> What is required
In the material below, list every line carrying the string "seaborn".

— START Data to use —

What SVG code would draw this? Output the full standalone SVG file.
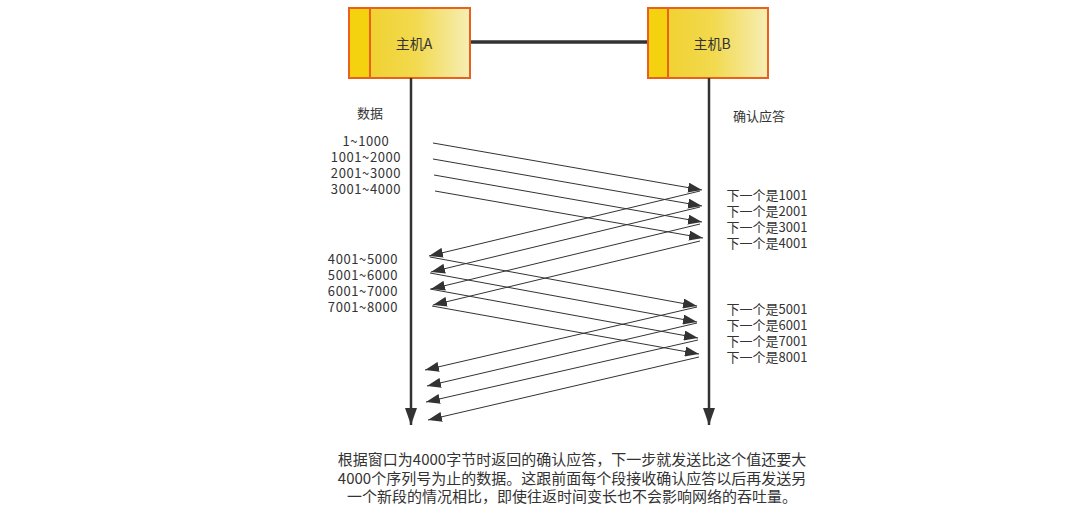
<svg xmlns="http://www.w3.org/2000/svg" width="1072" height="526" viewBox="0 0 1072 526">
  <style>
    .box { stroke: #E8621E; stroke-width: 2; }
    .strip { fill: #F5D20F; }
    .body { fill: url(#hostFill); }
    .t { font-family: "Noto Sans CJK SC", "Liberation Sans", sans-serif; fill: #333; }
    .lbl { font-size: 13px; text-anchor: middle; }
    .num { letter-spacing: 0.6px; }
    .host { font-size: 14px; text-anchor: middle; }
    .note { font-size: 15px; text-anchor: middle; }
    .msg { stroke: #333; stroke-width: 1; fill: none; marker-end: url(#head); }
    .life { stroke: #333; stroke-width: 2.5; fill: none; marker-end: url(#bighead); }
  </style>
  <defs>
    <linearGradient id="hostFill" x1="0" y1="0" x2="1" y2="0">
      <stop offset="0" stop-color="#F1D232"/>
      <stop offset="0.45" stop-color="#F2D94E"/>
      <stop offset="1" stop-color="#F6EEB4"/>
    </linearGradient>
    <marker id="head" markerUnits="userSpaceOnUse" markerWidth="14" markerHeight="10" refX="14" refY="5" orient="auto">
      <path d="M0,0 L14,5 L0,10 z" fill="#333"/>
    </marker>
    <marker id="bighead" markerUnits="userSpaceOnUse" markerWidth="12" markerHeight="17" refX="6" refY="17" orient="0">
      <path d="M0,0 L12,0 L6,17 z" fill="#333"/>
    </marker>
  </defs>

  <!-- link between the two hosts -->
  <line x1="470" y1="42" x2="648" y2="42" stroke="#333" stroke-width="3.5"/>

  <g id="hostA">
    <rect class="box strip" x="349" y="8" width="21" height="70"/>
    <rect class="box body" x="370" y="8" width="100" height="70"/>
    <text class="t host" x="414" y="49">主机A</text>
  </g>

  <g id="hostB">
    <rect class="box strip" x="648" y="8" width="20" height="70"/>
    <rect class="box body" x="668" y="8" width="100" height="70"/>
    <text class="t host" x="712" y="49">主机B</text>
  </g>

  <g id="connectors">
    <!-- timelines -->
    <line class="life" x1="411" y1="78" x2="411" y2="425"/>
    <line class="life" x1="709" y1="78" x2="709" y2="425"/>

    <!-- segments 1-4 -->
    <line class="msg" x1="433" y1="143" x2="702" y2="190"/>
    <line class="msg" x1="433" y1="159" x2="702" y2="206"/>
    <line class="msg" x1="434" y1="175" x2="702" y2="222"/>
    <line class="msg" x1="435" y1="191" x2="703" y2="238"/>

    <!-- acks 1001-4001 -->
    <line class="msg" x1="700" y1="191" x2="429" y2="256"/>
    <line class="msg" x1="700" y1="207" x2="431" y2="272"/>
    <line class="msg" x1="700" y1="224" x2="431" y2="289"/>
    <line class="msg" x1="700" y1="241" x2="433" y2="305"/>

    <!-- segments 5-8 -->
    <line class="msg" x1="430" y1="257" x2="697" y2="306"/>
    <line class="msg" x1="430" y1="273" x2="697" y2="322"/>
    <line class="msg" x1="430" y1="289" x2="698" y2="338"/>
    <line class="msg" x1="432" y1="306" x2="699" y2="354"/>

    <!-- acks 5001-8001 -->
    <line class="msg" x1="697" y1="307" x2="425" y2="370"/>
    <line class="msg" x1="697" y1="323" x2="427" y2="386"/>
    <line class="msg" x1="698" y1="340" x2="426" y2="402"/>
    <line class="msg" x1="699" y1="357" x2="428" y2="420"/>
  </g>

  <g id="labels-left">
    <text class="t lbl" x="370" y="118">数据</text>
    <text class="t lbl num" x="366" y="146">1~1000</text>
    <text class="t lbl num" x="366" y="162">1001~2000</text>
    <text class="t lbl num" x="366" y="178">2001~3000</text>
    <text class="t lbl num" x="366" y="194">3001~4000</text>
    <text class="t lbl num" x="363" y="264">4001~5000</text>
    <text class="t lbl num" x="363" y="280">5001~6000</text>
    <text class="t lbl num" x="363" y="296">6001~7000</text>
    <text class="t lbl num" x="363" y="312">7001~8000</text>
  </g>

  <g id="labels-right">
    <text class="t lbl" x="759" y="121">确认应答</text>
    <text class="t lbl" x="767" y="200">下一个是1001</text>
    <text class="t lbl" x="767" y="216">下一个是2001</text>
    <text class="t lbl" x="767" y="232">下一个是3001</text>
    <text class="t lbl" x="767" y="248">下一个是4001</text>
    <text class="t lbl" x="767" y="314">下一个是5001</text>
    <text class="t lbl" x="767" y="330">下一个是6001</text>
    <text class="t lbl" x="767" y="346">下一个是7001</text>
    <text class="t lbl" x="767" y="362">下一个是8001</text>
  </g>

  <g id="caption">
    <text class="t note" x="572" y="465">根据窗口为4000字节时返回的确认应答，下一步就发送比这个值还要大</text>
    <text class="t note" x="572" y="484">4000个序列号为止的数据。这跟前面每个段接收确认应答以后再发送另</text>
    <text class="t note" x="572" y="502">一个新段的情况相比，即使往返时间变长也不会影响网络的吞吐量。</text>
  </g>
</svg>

— END Data to use —
— START Data to use —

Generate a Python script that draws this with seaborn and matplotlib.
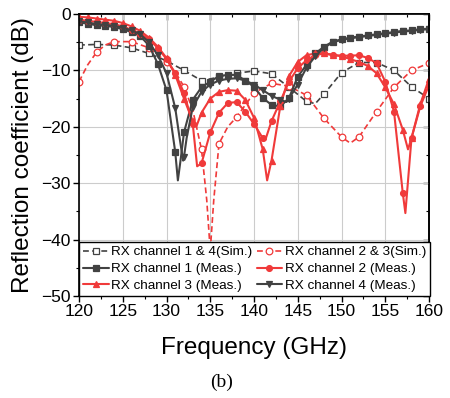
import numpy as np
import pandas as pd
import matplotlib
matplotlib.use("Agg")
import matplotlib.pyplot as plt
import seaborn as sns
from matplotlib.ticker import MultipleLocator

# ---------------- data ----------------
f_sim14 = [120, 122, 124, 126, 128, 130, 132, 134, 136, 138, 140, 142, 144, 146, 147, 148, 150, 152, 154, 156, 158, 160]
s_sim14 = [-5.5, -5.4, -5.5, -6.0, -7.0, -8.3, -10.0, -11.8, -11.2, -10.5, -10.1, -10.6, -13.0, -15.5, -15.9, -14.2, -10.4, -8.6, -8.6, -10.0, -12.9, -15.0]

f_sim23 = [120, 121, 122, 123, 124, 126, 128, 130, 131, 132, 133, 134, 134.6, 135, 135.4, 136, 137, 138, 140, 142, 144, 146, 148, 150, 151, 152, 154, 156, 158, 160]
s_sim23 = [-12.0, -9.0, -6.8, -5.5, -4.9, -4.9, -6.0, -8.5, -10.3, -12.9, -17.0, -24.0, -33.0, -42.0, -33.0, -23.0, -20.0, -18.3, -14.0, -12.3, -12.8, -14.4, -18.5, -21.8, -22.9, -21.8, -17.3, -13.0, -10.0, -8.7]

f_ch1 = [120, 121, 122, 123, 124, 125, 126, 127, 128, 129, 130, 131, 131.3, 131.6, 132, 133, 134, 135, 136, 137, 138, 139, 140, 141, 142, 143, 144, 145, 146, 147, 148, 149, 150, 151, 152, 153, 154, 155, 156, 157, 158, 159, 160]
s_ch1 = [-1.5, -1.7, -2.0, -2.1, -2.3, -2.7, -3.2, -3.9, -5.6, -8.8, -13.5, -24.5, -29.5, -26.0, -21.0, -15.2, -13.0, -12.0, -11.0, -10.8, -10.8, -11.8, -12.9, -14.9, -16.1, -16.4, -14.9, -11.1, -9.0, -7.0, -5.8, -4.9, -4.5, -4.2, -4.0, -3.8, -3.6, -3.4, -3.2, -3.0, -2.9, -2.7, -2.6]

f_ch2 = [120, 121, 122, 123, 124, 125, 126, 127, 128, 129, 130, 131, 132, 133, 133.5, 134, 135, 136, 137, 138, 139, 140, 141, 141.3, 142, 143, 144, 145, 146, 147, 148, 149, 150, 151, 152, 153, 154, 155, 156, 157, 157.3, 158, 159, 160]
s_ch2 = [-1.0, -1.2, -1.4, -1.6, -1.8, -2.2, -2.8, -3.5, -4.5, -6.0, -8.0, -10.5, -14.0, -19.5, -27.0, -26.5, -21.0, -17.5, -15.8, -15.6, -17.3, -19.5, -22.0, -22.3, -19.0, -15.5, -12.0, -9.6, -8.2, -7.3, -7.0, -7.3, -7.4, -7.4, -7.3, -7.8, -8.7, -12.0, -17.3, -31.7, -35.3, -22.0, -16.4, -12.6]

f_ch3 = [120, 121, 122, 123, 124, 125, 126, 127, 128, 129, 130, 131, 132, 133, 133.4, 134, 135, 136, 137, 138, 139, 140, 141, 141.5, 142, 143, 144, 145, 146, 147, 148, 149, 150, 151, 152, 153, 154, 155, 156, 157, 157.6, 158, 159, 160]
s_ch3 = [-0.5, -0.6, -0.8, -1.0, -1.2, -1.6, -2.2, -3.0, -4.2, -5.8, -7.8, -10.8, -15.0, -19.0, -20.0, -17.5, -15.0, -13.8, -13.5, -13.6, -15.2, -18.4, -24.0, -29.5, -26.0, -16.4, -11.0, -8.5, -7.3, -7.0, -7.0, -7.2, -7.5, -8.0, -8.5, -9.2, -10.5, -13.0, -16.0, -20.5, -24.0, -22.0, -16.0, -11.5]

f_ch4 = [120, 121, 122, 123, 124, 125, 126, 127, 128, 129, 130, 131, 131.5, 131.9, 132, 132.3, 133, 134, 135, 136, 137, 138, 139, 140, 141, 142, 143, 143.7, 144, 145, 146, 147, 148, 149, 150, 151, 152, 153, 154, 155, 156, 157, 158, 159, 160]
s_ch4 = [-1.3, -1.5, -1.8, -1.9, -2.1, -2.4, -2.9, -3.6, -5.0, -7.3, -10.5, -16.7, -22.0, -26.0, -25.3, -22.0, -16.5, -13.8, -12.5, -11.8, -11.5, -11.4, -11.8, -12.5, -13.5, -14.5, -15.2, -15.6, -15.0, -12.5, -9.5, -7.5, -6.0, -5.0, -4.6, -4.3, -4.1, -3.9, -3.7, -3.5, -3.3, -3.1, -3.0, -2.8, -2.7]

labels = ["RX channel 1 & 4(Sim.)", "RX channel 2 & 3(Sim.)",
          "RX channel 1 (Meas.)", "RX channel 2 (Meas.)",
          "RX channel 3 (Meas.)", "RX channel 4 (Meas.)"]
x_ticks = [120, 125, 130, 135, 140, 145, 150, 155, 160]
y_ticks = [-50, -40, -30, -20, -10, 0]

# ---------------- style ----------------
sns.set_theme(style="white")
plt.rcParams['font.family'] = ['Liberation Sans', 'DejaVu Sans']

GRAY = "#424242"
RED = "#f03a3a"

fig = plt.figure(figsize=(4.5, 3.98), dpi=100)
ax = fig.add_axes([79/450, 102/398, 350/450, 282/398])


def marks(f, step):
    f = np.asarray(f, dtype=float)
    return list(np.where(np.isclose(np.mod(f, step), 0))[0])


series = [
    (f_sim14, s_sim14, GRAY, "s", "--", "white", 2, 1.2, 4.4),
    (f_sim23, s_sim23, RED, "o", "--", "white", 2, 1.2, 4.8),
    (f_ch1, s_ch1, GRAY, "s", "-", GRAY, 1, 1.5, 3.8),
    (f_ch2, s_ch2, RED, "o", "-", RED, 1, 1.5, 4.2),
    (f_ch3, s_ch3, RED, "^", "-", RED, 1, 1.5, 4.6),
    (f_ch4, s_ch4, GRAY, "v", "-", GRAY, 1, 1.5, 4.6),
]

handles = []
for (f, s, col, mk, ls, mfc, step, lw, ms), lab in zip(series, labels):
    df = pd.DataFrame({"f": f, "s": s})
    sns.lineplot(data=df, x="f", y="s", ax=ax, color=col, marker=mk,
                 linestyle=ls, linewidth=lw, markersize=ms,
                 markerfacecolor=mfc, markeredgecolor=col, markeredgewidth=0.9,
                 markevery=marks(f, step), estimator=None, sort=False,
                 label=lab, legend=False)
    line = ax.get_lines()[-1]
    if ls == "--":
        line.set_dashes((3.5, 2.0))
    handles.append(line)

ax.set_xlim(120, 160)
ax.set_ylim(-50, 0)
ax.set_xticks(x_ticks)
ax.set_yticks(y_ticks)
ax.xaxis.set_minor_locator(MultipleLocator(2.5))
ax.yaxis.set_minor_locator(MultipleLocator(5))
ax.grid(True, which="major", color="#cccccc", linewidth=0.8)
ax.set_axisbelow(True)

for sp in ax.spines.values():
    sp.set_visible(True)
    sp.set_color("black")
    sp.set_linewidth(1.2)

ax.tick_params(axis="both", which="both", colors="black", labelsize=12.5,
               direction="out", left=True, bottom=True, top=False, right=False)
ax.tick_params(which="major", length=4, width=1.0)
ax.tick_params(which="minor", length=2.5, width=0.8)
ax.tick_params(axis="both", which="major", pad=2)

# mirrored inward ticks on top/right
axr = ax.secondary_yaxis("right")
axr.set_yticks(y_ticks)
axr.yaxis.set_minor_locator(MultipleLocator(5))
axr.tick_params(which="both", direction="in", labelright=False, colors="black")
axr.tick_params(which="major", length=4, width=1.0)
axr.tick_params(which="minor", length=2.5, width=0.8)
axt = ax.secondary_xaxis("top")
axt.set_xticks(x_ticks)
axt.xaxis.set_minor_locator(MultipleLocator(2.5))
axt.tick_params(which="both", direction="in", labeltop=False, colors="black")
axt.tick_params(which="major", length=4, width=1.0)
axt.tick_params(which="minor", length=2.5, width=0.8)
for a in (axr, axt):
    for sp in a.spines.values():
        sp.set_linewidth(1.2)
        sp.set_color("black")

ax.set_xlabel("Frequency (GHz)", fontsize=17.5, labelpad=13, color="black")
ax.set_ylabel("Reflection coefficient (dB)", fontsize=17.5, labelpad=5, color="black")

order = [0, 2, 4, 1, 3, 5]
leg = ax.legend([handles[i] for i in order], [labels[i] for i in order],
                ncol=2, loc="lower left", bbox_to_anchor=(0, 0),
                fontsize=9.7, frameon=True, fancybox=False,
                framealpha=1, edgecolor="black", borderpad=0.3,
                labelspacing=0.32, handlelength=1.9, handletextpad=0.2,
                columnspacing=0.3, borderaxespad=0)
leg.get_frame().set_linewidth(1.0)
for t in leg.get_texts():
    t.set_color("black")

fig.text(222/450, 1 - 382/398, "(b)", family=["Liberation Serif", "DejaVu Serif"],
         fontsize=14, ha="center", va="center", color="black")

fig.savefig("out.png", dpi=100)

— END Data to use —
— START Data to use —

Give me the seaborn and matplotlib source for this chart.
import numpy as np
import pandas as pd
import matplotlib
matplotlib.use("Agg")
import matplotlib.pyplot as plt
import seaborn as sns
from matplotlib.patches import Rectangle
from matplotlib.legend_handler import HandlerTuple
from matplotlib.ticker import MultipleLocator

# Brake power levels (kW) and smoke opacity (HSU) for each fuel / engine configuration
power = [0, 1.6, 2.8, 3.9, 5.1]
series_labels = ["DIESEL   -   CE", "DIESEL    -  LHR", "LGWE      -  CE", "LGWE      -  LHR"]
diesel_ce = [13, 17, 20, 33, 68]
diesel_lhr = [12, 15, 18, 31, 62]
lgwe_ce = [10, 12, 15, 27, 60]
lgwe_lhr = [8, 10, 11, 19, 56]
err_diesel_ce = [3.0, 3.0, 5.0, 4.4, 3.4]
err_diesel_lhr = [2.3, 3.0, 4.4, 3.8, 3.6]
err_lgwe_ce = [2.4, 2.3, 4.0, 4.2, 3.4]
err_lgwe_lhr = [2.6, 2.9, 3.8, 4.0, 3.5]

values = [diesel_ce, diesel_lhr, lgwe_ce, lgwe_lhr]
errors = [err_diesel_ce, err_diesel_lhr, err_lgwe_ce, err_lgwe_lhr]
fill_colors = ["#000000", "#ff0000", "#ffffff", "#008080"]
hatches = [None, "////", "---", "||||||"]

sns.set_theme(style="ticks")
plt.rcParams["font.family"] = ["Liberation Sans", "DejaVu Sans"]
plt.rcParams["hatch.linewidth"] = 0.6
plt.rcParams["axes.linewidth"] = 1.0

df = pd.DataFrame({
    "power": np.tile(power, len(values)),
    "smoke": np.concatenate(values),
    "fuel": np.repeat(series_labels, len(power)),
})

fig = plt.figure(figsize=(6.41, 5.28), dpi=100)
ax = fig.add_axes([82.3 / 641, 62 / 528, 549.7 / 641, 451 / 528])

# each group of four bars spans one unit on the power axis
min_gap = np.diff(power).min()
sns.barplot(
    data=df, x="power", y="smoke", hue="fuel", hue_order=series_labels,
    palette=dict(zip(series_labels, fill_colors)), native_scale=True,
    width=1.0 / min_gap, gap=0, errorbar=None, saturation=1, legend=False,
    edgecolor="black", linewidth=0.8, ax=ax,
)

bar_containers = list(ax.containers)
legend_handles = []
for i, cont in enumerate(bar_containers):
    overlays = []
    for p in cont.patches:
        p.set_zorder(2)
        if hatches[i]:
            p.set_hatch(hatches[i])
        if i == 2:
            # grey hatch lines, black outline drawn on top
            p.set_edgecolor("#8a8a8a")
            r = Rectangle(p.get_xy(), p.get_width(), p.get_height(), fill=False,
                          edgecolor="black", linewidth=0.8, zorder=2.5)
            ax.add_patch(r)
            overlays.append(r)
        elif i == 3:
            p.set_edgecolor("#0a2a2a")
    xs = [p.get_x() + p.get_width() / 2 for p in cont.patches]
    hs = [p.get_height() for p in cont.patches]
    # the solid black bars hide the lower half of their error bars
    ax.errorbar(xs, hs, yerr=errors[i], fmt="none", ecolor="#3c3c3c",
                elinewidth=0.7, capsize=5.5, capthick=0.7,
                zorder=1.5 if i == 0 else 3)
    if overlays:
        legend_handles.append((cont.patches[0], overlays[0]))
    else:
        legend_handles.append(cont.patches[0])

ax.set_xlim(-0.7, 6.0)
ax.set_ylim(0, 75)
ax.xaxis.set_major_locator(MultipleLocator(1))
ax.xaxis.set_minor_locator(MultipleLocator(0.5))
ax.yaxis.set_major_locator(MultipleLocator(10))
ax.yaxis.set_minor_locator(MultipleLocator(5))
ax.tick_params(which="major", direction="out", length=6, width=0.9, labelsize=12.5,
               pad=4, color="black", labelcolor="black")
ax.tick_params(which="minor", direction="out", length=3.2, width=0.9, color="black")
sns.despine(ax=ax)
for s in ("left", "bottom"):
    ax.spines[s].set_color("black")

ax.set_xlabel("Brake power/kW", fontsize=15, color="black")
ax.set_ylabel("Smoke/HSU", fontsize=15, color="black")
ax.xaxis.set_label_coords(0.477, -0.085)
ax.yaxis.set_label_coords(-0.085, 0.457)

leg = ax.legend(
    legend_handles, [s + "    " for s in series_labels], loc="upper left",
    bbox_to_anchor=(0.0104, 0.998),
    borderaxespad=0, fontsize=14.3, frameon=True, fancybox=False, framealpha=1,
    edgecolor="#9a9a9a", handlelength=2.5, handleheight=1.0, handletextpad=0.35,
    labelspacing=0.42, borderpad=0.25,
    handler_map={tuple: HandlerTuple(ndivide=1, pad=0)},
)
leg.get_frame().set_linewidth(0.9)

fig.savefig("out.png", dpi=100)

— END Data to use —

> Exercise result
Generate a Python script that draws this with seaborn and matplotlib.
import seaborn as sns
Give me the seaborn and matplotlib source for this chart.
import seaborn as sns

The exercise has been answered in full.